Proust No. Eight

1 word or short phrase answers for the rest of the questions.

Your favorite virtue?

Humanitas

Your favorite qualities in a man?

Logic

Your favorite qualities in a woman

Empathy

What you appreciate the most in your friends?

Follow through

Your main fault?

Disinterest in money

Your favorite occupation?

Mixer

Your idea of misery?

Paperweight

If not yourself, who should you be?

My better self

Where would you like to live?

In the country.

Your favorite prose authors?

http://www.jennyblovesyou.com/

Your favorite poets?

http://impassionedversifier.blogspot.com/

Your favorite heroes in fiction?

Dexter

Your favorite heroines in fiction?

1 of my own creation.

Your favorite painters and composers?

Painter: Klemmer

Composer: http://www.guggenheimgrotto.com/

Your heroes in real life?

My friends

Your heroines in real life?

Mom

Your heroines in World history?

Any woman that lives under sharia law.

Your favorite food and drink?

Oklahoma Joe’s and Pepsi

Your favorite names?

Evie

What I hate the most?

Doubt

World history characters I hate the most?

Any tyrant

The reform I admire the most?

Health Care

The natural talent I’d like to be gifted with?

I’d be satisfied with being as good at basketball as I used to be.

How I wish to die?

Fearless

Your favorite motto?

Matthew 6:21

That concludes my look back at 2010.  We may have to do this again next December.

6 thoughts on “Proust No. Eight”

  1. I find it more remarkable to encounter logic in a woman and empathy in a man. I mean this only as an honest sociological observation. Every person could stand to have a healthy mix of these qualities, and I find it culturally unfortunate that they seem to manifest unequally via gender roles. A warrior without a heart has the passion of a murderer.

  2. Angie,

    Yes. Mixing people.

    Eric,

    I would agree with you, but I find it so much more frustrating to deal with a man who isn’t logical than a woman. A woman who doesn’t have a heart is basically too much like a man and I don’t want the qualities of a man in a woman.

    Perhaps not logical on my part, but as you may or may not remember, in 2009 I found my greatest fault to be that I was too emotional.

  3. People are made out of a thousand pendulums. Some swing too far and others swing opposite those of other people. Your life had too much emotional swing. My life has had too much logical swing. That pendulum of mine swings violently and knocks everything out of sync; too much of my energy has gone into it.

    The world has an overabundance of too-clever men without an unselfish or unprimal concern to their name. And little frustrates and saddens me more than to see the energy and intelligence of women squandered. We need sensible women with open eyes by our side, and they need men with open hearts.

    I understand your revulsion, if I may call it that, at encountering a cold woman. I have a similar revulsion, but it swings from a direction at a right angle to yours. For me, people who can’t think logically are like perpetual children, and it’s difficult not to feel an odd mixture of fear for their safety and abhorrence.

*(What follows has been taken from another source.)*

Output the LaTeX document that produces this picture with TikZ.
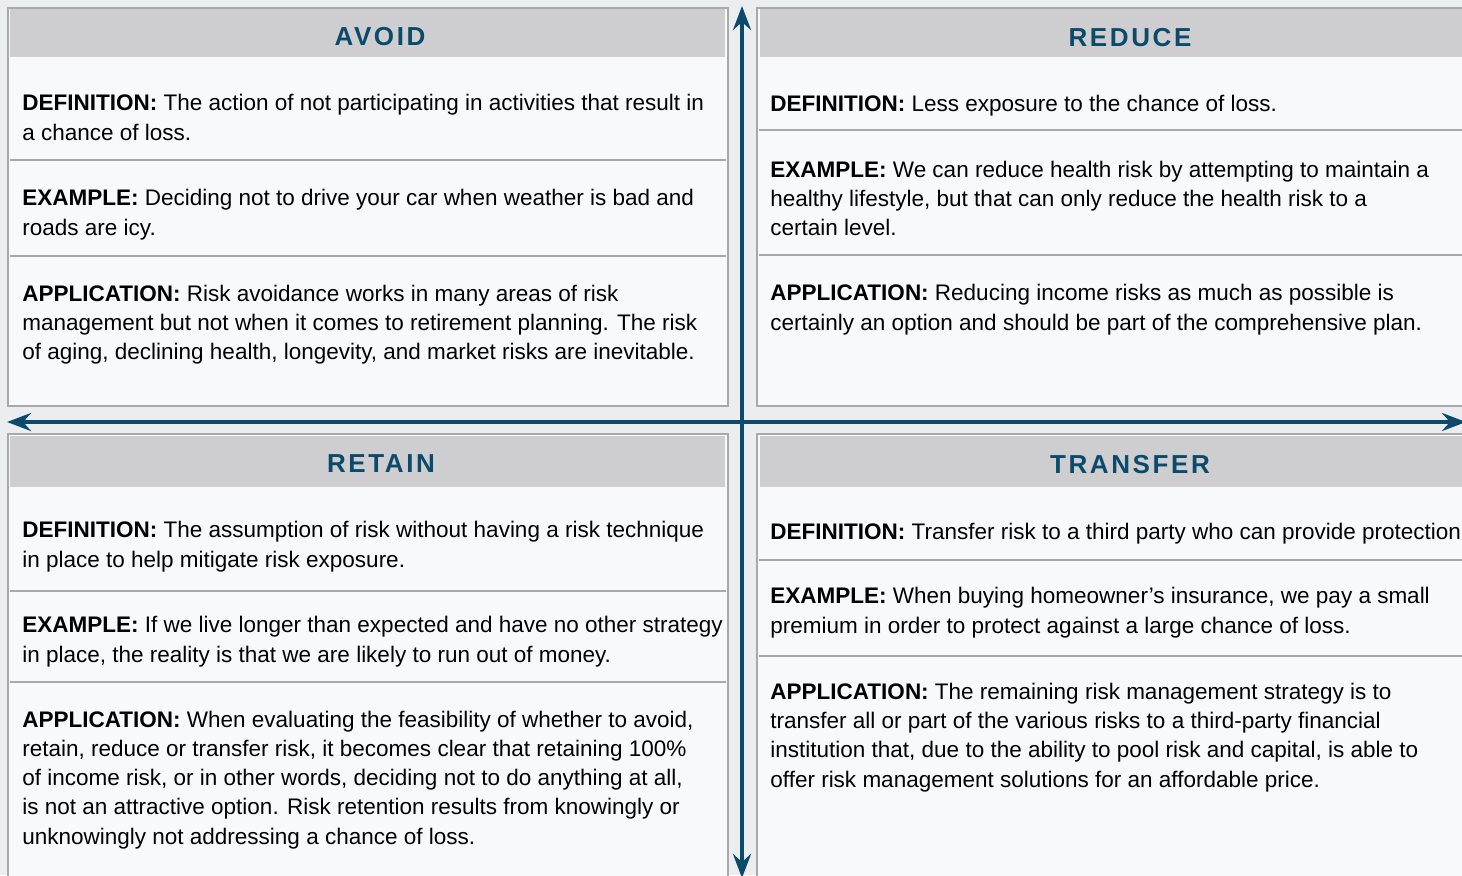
\documentclass[tikz,border=0pt]{standalone}
\usepackage{fontspec}
\setmainfont{Liberation Sans}
\usetikzlibrary{arrows.meta,positioning}
\definecolor{riskblue}{HTML}{0C4A6B}
\definecolor{headgray}{HTML}{CECED0}
\definecolor{linegray}{HTML}{A9A9AB}
\definecolor{bggray}{HTML}{ECEDEF}
\definecolor{panelwhite}{HTML}{F8F9FA}
\begin{document}
\begin{tikzpicture}[x=0.5pt,y=-0.5pt,
                panel/.style={draw=linegray,line width=0.6pt,fill=panelwhite},
                header/.style={fill=headgray},
                rule/.style={draw=linegray,line width=0.75pt},
                title/.style={anchor=base,inner sep=0pt,text=riskblue,
                  font=\fontsize{13}{15}\selectfont\bfseries\addfontfeature{LetterSpace=10}},
                body/.style={anchor=base west,align=left,inner sep=0pt,
                  font=\fontsize{11.25}{14.625}\selectfont},
                axis/.style={riskblue,line width=2pt,
                  {Stealth[length=12pt,width=9pt,inset=4pt]}-{Stealth[length=12pt,width=9pt,inset=4pt]}}]
                \fill[bggray] (0,0) rectangle (1462,875);
                \useasboundingbox (0,0) rectangle (1462,875);
                % panels
                \draw[panel] (8,8) rectangle (728,406);
                \fill[header] (10,9) rectangle (725,57);
                \draw[rule] (10,160) -- (726,160) (10,256) -- (726,256);
                \draw[panel] (757,8) rectangle (1500,406);
                \fill[header] (760,9) rectangle (1500,57);
                \draw[rule] (759,130) -- (1500,130) (759,255) -- (1500,255);
                \draw[panel] (8,434) rectangle (728,890);
                \fill[header] (10,436) rectangle (725,487);
                \draw[rule] (10,591) -- (726,591) (10,682) -- (726,682);
                \draw[panel] (757,434) rectangle (1500,890);
                \fill[header] (760,436) rectangle (1500,487);
                \draw[rule] (759,560) -- (1500,560) (759,656) -- (1500,656);
                % titles
                \node[title] (avoid) at (380,45) {AVOID};
                \node[title] (reduce) at (1130,46) {REDUCE};
                \node[title] (retain) at (381,472) {RETAIN};
                \node[title] (transfer) at (1130,473) {TRANSFER};
                % avoid (nodes sit on the baseline of their last line)
                \node[body] (avoid-def) at (22,140) {\textbf{DEFINITION:} The action of not participating in activities that result in\\a chance of loss.};
                \node[body] (avoid-ex) at (22,235) {\textbf{EXAMPLE:} Deciding not to drive your car when weather is bad and\\roads are icy.};
                \node[body] (avoid-app) at (22,359.5) {\textbf{APPLICATION:} Risk avoidance works in many areas of risk\\management but not when it comes to retirement planning. The risk\\of aging, declining health, longevity, and market risks are inevitable.};
                % reduce
                \node[body] (reduce-def) at (770,111) {\textbf{DEFINITION:} Less exposure to the chance of loss.};
                \node[body] (reduce-ex) at (770,235.5) {\textbf{EXAMPLE:} We can reduce health risk by attempting to maintain a\\healthy lifestyle, but that can only reduce the health risk to a\\certain level.};
                \node[body] (reduce-app) at (770,330) {\textbf{APPLICATION:} Reducing income risks as much as possible is\\certainly an option and should be part of the comprehensive plan.};
                % retain
                \node[body] (retain-def) at (22,567) {\textbf{DEFINITION:} The assumption of risk without having a risk technique\\in place to help mitigate risk exposure.};
                \node[body] (retain-ex) at (22,662) {\textbf{EXAMPLE:} If we live longer than expected and have no other strategy\\in place, the reality is that we are likely to run out of money.};
                \node[body] (retain-app) at (22,844) {\textbf{APPLICATION:} When evaluating the feasibility of whether to avoid,\\retain, reduce or transfer risk, it becomes clear that retaining 100\%\\of income risk, or in other words, deciding not to do anything at all,\\is not an attractive option. Risk retention results from knowingly or\\unknowingly not addressing a chance of loss.};
                % transfer
                \node[body] (transfer-def) at (770,539) {\textbf{DEFINITION:} Transfer risk to a third party who can provide protection};
                \node[body] (transfer-ex) at (770,633) {\textbf{EXAMPLE:} When buying homeowner’s insurance, we pay a small\\premium in order to protect against a large chance of loss.};
                \node[body] (transfer-app) at (770,787) {\textbf{APPLICATION:} The remaining risk management strategy is to\\transfer all or part of the various risks to a third-party financial\\institution that, due to the ability to pool risk and capital, is able to\\offer risk management solutions for an affordable price.};
                % axes
                \coordinate (axis-n) at (742,6);
                \coordinate (axis-s) at (742,878);
                \coordinate (axis-w) at (7,422);
                \coordinate (axis-e) at (1466,422);
                \draw[axis] (axis-s) -- (axis-n);
                \draw[axis] (axis-w) -- (axis-e);
            \end{tikzpicture}
\end{document}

    However, our childhood is still in us, and it’s important to visit with our childhood self so we may measure our growth and understand, empathetically, people that haven’t grown. And we should also visit childhood for the simple joy of it.

    I know he has a goofy voice, but listen to Carl Sagan sometime if you want to hear logic and emotion in balance, which is a healthy state for men and women alike.

  4. Agreed Eric and your response is a reminder to me that I don’t know why we don’t hang out more.

    I do want to clarify one point.

    I don’t mean “empathy” in women to mean emotional. I don’t find it attractive in women when they are overly emotional.

    It is a warm heart in women that I find the most attractive.

    I agree that there needs to be a balance for both men and women, but I would never want women and men to be the same.

    I will always love this line by the way:

    “Your life had too much emotional swing. My life has had too much logical swing.”

  5. Thank you. I’m not sure why we don’t hang out either. I’m not comfortable around groups of people, but I like small company. “Empathy” is a complex word. Perhaps it’s the type of word you can spend your whole life trying to define.

    I don’t think women and men can be the same, and I think there’s a place for gender roles, but I haven’t thought very thoroughly about it. Being a mother strikes me as a more complicated affair than being a father, especially in this relatively new world where women are starting to walk their own paths.